Ziggler, who turns 35 on July 27, has branched out into standout comedy with good reviews and some success, and those good reviews and success have him trying to launch himself into acting, much the same way he might famously launch himself into selling an opponent’s belly-to-back suplex.

It’s not a bad move at all, even with Ziggler, in his mid-30s, entering the prime payout years of his wrestling career. The next three to five years could be very lucrative for Ziggler in pro wrestling, but when he turns the page to his forties, well, the writing is on the wall as far as that is concerned.

One can overstay the welcome in the wrestling business, and end up working legends shows in high-school gyms in the declining years.

It’s a good time for Ziggler to be thinking this way, too, because as talented as he has proven to be in the ring and backstage for WWE in recent years, he has never really gotten the push that you’d have expected when he first broke into the mid-card four years ago, in part because of setbacks related to a series of concussions that put him on the shelf a couple of times.

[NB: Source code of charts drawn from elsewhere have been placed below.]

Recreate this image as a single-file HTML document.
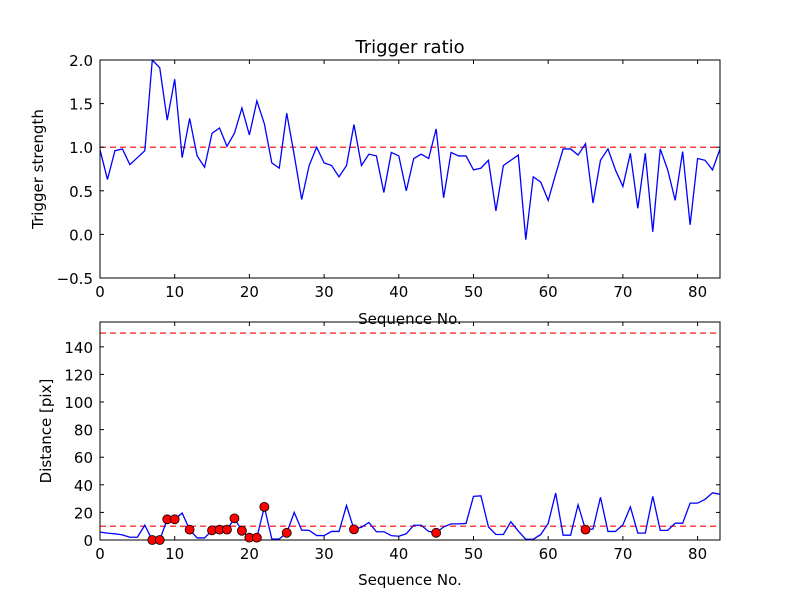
<!DOCTYPE html>
<html><head><meta charset="utf-8"><style>
body{margin:0;background:#fff;}
svg{display:block;font-family:"DejaVu Sans","Liberation Sans",sans-serif;}
</style></head><body>
<svg id="chart" width="800" height="600" viewBox="0 0 800 600" xmlns="http://www.w3.org/2000/svg">
<rect width="800" height="600" fill="#fff"/>
<g id="top"></g><g id="bot"></g>
</svg>
<script>
const seqIndex = Array.from({length:84},(_, i)=>i);
const triggerStrength = [0.97,0.63,0.96,0.98,0.80,0.88,0.96,2.0,1.91,1.31,1.78,0.88,1.33,0.90,0.77,1.16,1.22,1.01,1.16,1.45,1.14,1.53,1.27,0.82,0.76,1.39,0.91,0.40,0.79,1.0,0.82,0.79,0.66,0.79,1.26,0.79,0.92,0.90,0.48,0.94,0.90,0.50,0.87,0.92,0.87,1.21,0.42,0.94,0.90,0.90,0.74,0.76,0.85,0.27,0.79,0.85,0.91,-0.06,0.66,0.60,0.39,0.69,0.98,0.98,0.91,1.04,0.36,0.85,0.98,0.74,0.55,0.93,0.30,0.93,0.03,0.98,0.74,0.39,0.95,0.11,0.87,0.85,0.74,0.98];
const distance = [5.7,5,4.5,3.7,2,2,10.7,0,0,15,15,19.5,7.5,1.5,1.5,7,7.5,7.5,15.7,6.7,1.7,1.7,24,0.7,0.7,5.2,20,7.2,7,3.2,3.2,6.2,6.2,25,7.7,9.2,12.7,6,6,3.2,2.7,4.5,10.7,10.7,6.2,5.2,9.5,11.7,11.7,12,31.6,32,9.5,4,4,13.2,6.5,0.5,0.5,4,12,34,3.5,3.5,25.5,7.5,8,31,6.2,6.2,11,24,5,5,31.6,7,7,12.2,12.2,26.7,26.7,29.5,34.2,33.2];
const flaggedIdx = [7,8,9,10,12,15,16,17,18,19,20,21,22,25,34,45,65];
const triggerThreshold = 1.0;
const distThresholds = [10,150];
const xTicks = [0,10,20,30,40,50,60,70,80];
const topYTicks = [-0.5,0.0,0.5,1.0,1.5,2.0];
const botYTicks = [0,20,40,60,80,100,120,140];

const NS="http://www.w3.org/2000/svg";
function el(tag, attrs, parent){const e=document.createElementNS(NS,tag);for(const k in attrs)e.setAttribute(k,attrs[k]);parent.appendChild(e);return e;}
function axes(g, L,T,R,B, xmin,xmax,ymin,ymax, yticks, yfmt, name){
  const sx=v=>L+(v-xmin)/(xmax-xmin)*(R-L);
  const sy=v=>B-(v-ymin)/(ymax-ymin)*(B-T);
  const clip=el('clipPath',{id:'clip-'+name},g);
  el('rect',{x:L,y:T,width:R-L,height:B-T},clip);
  const plot=el('g',{'clip-path':'url(#clip-'+name+')'},g);
  
  
  xTicks.forEach(t=>{
    const x=sx(t);
    el('line',{x1:x,y1:B,x2:x,y2:B-4,stroke:'#000'},g);
    el('line',{x1:x,y1:T,x2:x,y2:T+4,stroke:'#000'},g);
    const tx=el('text',{x:x,y:B+19,'text-anchor':'middle','font-size':15},g);
    tx.textContent=t;
    
    
  });
  yticks.forEach(t=>{
    const y=sy(t);
    el('line',{x1:L,y1:y,x2:L+4,y2:y,stroke:'#000'},g);
    el('line',{x1:R,y1:y,x2:R-4,y2:y,stroke:'#000'},g);
    const tx=el('text',{x:L-7,y:y+6,'text-anchor':'end','font-size':15},g);
    tx.textContent=yfmt(t);
    
    
  });
  const frame=el('rect',{x:L,y:T,width:R-L,height:B-T,fill:'none',stroke:'#000','stroke-width':1},g);
  
  
  return {sx,sy,plot};
}
const fmt1=t=>(t<0?'\u2212':'')+Math.abs(t).toFixed(1);

// Top chart
const gt=document.getElementById('top');
const A=axes(gt,100,60,720,278,0,83,-0.5,2.0,topYTicks,fmt1,'top');
let ln=el('line',{x1:100,x2:720,y1:A.sy(triggerThreshold),y2:A.sy(triggerThreshold),stroke:'#f00','stroke-width':1.2,'stroke-dasharray':'6,4'},A.plot);


let p=el('polyline',{points:seqIndex.map(i=>A.sx(i)+','+A.sy(triggerStrength[i])).join(' '),fill:'none',stroke:'#00f','stroke-width':1.3},A.plot);


let t=el('text',{x:410,y:53,'text-anchor':'middle','font-size':18},gt);t.textContent='Trigger ratio';


t=el('text',{x:0,y:0,'text-anchor':'middle','font-size':15,transform:'translate(43,169) rotate(-90)'},gt);t.textContent='Trigger strength';


t=el('text',{x:410,y:324,'text-anchor':'middle','font-size':15},gt);t.textContent='Sequence No.';



// Bottom chart
const gb=document.getElementById('bot');
const Bx=axes(gb,100,322,720,540,0,83,0,158,botYTicks,v=>String(v),'bottom');
distThresholds.forEach(th=>{
  const l=el('line',{x1:100,x2:720,y1:Bx.sy(th),y2:Bx.sy(th),stroke:'#f00','stroke-width':1.2,'stroke-dasharray':'6,4'},Bx.plot);
  
  
});
p=el('polyline',{points:seqIndex.map(i=>Bx.sx(i)+','+Bx.sy(distance[i])).join(' '),fill:'none',stroke:'#00f','stroke-width':1.3},Bx.plot);


flaggedIdx.forEach(i=>{
  const c=el('circle',{cx:Bx.sx(i),cy:Bx.sy(distance[i]),r:4.5,fill:'#f00',stroke:'#000','stroke-width':0.8},gb);
  
  
});
t=el('text',{x:0,y:0,'text-anchor':'middle','font-size':15,transform:'translate(51,431) rotate(-90)'},gb);t.textContent='Distance [pix]';


t=el('text',{x:410,y:585,'text-anchor':'middle','font-size':15},gb);t.textContent='Sequence No.';


</script>
</body></html>
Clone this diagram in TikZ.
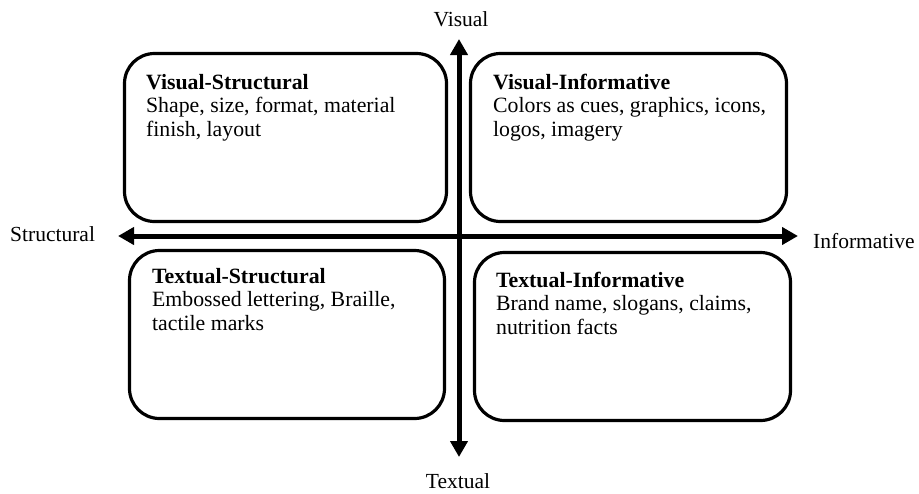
\documentclass[tikz,border=0pt]{standalone}
\usepackage{fontspec}
\setmainfont{Liberation Serif}
\usetikzlibrary{arrows.meta,calc}
\begin{document}
\begin{tikzpicture}[x=1pt,y=-1pt,
  quad/.style={draw=black,line width=3.2pt,rounded corners=30pt,inner sep=0pt,
    minimum width=#1,minimum height=168pt},
  quadtext/.style={anchor=north west,inner sep=0pt,align=left,
    font=\fontsize{21.8}{23.5}\selectfont},
  axislabel/.style={anchor=base,inner sep=0pt,font=\fontsize{21.5}{24}\selectfont},
  axis/.style={line width=5pt,{Triangle[length=16pt,width=17pt]}-{Triangle[length=16pt,width=17pt]}}]
\useasboundingbox (0,0) rectangle (919,493);

% four quadrant boxes
\node[quad=322pt] (vs) at (285.5,137.5) {};
\node[quad=316pt] (vi) at (628.5,137.5) {};
\node[quad=315pt] (ts) at (287,334.5) {};
\node[quad=316pt] (ti) at (632.5,336.5) {};

% box contents
\node[quadtext] (vst) at ($(vs.north west)+(23,22)$)
  {\textbf{Visual-Structural}\\Shape, size, format, material\\finish, layout};
\node[quadtext] (vit) at ($(vi.north west)+(24,22)$)
  {\textbf{Visual-Informative}\\Colors as cues, graphics, icons,\\logos, imagery};
\node[quadtext] (tst) at ($(ts.north west)+(24,19)$)
  {\textbf{Textual-Structural}\\Embossed lettering, Braille,\\tactile marks};
\node[quadtext] (tit) at ($(ti.north west)+(23,21)$)
  {\textbf{Textual-Informative}\\Brand name, slogans, claims,\\nutrition facts};

% axes
\coordinate (up) at (459,39);
\coordinate (down) at (459,457);
\coordinate (left) at (118,236);
\coordinate (right) at (798,236);
\draw[axis] (down) -- (up);
\draw[axis] (left) -- (right);

% axis labels
\node[axislabel] (lv) at (461,26) {Visual};
\node[axislabel] (lt) at (458,488) {Textual};
\node[axislabel,anchor=base west] (ls) at (10,241) {Structural};
\node[axislabel,anchor=base west] (li) at (813,248) {Informative};
\end{tikzpicture}
\end{document}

But Ziggler seems to have overcome the injury bugs that had held him down, and even had a nice moment late last year, getting the decisive pinfall to defeat The Authority at Survivor Series.

Since then, though, Ziggler has been an afterthought, relegated to the lower half of the mid-card, putting on solid TV matches that nobody otherwise has any reason to care about.

So Ziggler could use the nibbles he’s getting from Hollywood to negotiate a new contract and a push back toward the main event. Though you have to wonder if the ship has already sailed in that respect for Ziggs.

“I love WWE, and I can’t picture myself wrestling somewhere else, but it’s also becoming now where that Wednesday and Thursday, I can’t just do that and get some outside live events for comedy and different movie and television options, which would only be to promote myself as a WWE superstar, to make myself a bigger star so I can advance more in WWE,” Ziggler said told Dukes.

“What I wanna do is make myself a bigger asset to WWE. If it involves leaving, that would crush me but it might,” Ziggler said.